### What to produce
Reproduce the listing below word for word, with no pictures.

### Given information
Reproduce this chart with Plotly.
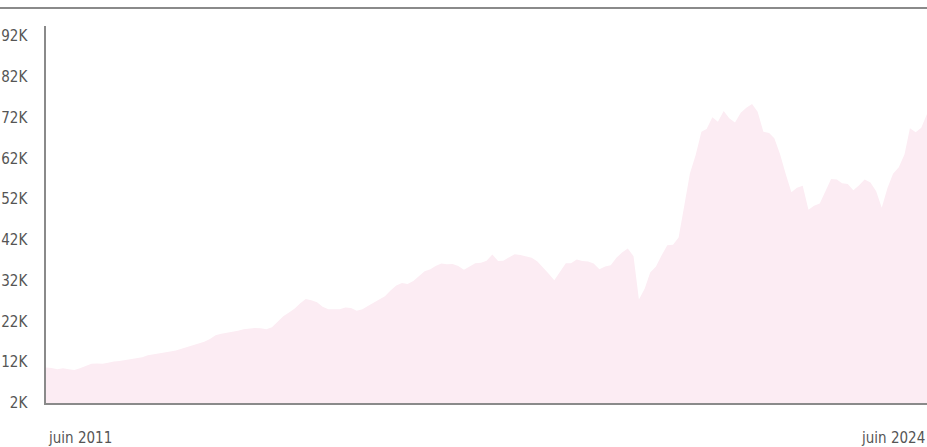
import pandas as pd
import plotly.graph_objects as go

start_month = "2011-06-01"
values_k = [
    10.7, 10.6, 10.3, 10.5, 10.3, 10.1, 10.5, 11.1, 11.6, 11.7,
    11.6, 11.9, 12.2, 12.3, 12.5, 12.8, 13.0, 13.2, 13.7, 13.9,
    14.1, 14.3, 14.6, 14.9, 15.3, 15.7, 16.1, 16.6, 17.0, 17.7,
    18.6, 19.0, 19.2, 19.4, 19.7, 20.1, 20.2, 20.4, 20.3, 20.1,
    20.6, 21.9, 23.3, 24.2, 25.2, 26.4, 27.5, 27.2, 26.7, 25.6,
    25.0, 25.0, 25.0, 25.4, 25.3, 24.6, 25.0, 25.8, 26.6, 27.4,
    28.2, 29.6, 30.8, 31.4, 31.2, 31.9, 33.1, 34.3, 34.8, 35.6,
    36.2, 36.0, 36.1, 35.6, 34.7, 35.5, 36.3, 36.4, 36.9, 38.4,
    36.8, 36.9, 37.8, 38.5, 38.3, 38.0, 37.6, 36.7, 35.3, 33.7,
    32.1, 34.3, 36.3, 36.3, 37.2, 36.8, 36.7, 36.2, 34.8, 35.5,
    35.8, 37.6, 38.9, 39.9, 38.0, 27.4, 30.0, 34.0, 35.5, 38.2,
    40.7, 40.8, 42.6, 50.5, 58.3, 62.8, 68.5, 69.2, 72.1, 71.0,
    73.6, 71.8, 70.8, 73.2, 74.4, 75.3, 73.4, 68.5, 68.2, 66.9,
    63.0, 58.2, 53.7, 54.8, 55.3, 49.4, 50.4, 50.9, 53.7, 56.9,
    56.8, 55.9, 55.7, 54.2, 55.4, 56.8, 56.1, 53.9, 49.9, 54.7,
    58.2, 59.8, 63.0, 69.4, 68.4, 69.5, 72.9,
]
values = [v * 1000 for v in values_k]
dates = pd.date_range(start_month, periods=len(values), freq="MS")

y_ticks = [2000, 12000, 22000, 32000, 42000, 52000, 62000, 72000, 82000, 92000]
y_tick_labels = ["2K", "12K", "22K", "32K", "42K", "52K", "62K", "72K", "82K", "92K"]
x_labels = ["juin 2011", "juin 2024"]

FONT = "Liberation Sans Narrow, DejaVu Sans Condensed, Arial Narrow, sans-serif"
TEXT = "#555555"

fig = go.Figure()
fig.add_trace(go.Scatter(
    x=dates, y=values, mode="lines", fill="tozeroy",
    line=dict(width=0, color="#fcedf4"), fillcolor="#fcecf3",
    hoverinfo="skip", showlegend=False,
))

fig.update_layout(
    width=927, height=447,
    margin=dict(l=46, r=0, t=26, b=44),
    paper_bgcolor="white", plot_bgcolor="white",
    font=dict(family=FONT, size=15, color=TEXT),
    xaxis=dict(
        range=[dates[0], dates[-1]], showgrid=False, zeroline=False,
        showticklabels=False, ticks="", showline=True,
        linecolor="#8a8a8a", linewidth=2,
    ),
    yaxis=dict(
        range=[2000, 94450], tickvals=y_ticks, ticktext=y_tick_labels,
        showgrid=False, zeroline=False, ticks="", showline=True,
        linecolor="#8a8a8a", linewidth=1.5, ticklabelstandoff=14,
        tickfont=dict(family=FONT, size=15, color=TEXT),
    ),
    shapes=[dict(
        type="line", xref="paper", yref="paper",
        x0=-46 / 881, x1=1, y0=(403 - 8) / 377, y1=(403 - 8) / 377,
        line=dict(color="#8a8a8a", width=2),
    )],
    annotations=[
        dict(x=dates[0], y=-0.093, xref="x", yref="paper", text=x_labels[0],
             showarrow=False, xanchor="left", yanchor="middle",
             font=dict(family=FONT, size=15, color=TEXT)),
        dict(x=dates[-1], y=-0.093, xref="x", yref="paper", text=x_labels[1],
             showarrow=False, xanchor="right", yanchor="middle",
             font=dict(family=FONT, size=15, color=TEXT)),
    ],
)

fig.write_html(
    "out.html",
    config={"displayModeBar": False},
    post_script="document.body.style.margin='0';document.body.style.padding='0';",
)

### Answer for the task
Reproduce this chart with Plotly.
import pandas as pd
import plotly.graph_objects as go

start_month = "2011-06-01"
values_k = [
    10.7, 10.6, 10.3, 10.5, 10.3, 10.1, 10.5, 11.1, 11.6, 11.7,
    11.6, 11.9, 12.2, 12.3, 12.5, 12.8, 13.0, 13.2, 13.7, 13.9,
    14.1, 14.3, 14.6, 14.9, 15.3, 15.7, 16.1, 16.6, 17.0, 17.7,
    18.6, 19.0, 19.2, 19.4, 19.7, 20.1, 20.2, 20.4, 20.3, 20.1,
    20.6, 21.9, 23.3, 24.2, 25.2, 26.4, 27.5, 27.2, 26.7, 25.6,
    25.0, 25.0, 25.0, 25.4, 25.3, 24.6, 25.0, 25.8, 26.6, 27.4,
    28.2, 29.6, 30.8, 31.4, 31.2, 31.9, 33.1, 34.3, 34.8, 35.6,
    36.2, 36.0, 36.1, 35.6, 34.7, 35.5, 36.3, 36.4, 36.9, 38.4,
    36.8, 36.9, 37.8, 38.5, 38.3, 38.0, 37.6, 36.7, 35.3, 33.7,
    32.1, 34.3, 36.3, 36.3, 37.2, 36.8, 36.7, 36.2, 34.8, 35.5,
    35.8, 37.6, 38.9, 39.9, 38.0, 27.4, 30.0, 34.0, 35.5, 38.2,
    40.7, 40.8, 42.6, 50.5, 58.3, 62.8, 68.5, 69.2, 72.1, 71.0,
    73.6, 71.8, 70.8, 73.2, 74.4, 75.3, 73.4, 68.5, 68.2, 66.9,
    63.0, 58.2, 53.7, 54.8, 55.3, 49.4, 50.4, 50.9, 53.7, 56.9,
    56.8, 55.9, 55.7, 54.2, 55.4, 56.8, 56.1, 53.9, 49.9, 54.7,
    58.2, 59.8, 63.0, 69.4, 68.4, 69.5, 72.9,
]
values = [v * 1000 for v in values_k]
dates = pd.date_range(start_month, periods=len(values), freq="MS")

y_ticks = [2000, 12000, 22000, 32000, 42000, 52000, 62000, 72000, 82000, 92000]
y_tick_labels = ["2K", "12K", "22K", "32K", "42K", "52K", "62K", "72K", "82K", "92K"]
x_labels = ["juin 2011", "juin 2024"]

FONT = "Liberation Sans Narrow, DejaVu Sans Condensed, Arial Narrow, sans-serif"
TEXT = "#555555"

fig = go.Figure()
fig.add_trace(go.Scatter(
    x=dates, y=values, mode="lines", fill="tozeroy",
    line=dict(width=0, color="#fcedf4"), fillcolor="#fcecf3",
    hoverinfo="skip", showlegend=False,
))

fig.update_layout(
    width=927, height=447,
    margin=dict(l=46, r=0, t=26, b=44),
    paper_bgcolor="white", plot_bgcolor="white",
    font=dict(family=FONT, size=15, color=TEXT),
    xaxis=dict(
        range=[dates[0], dates[-1]], showgrid=False, zeroline=False,
        showticklabels=False, ticks="", showline=True,
        linecolor="#8a8a8a", linewidth=2,
    ),
    yaxis=dict(
        range=[2000, 94450], tickvals=y_ticks, ticktext=y_tick_labels,
        showgrid=False, zeroline=False, ticks="", showline=True,
        linecolor="#8a8a8a", linewidth=1.5, ticklabelstandoff=14,
        tickfont=dict(family=FONT, size=15, color=TEXT),
    ),
    shapes=[dict(
        type="line", xref="paper", yref="paper",
        x0=-46 / 881, x1=1, y0=(403 - 8) / 377, y1=(403 - 8) / 377,
        line=dict(color="#8a8a8a", width=2),
    )],
    annotations=[
        dict(x=dates[0], y=-0.093, xref="x", yref="paper", text=x_labels[0],
             showarrow=False, xanchor="left", yanchor="middle",
             font=dict(family=FONT, size=15, color=TEXT)),
        dict(x=dates[-1], y=-0.093, xref="x", yref="paper", text=x_labels[1],
             showarrow=False, xanchor="right", yanchor="middle",
             font=dict(family=FONT, size=15, color=TEXT)),
    ],
)

fig.write_html(
    "out.html",
    config={"displayModeBar": False},
    post_script="document.body.style.margin='0';document.body.style.padding='0';",
)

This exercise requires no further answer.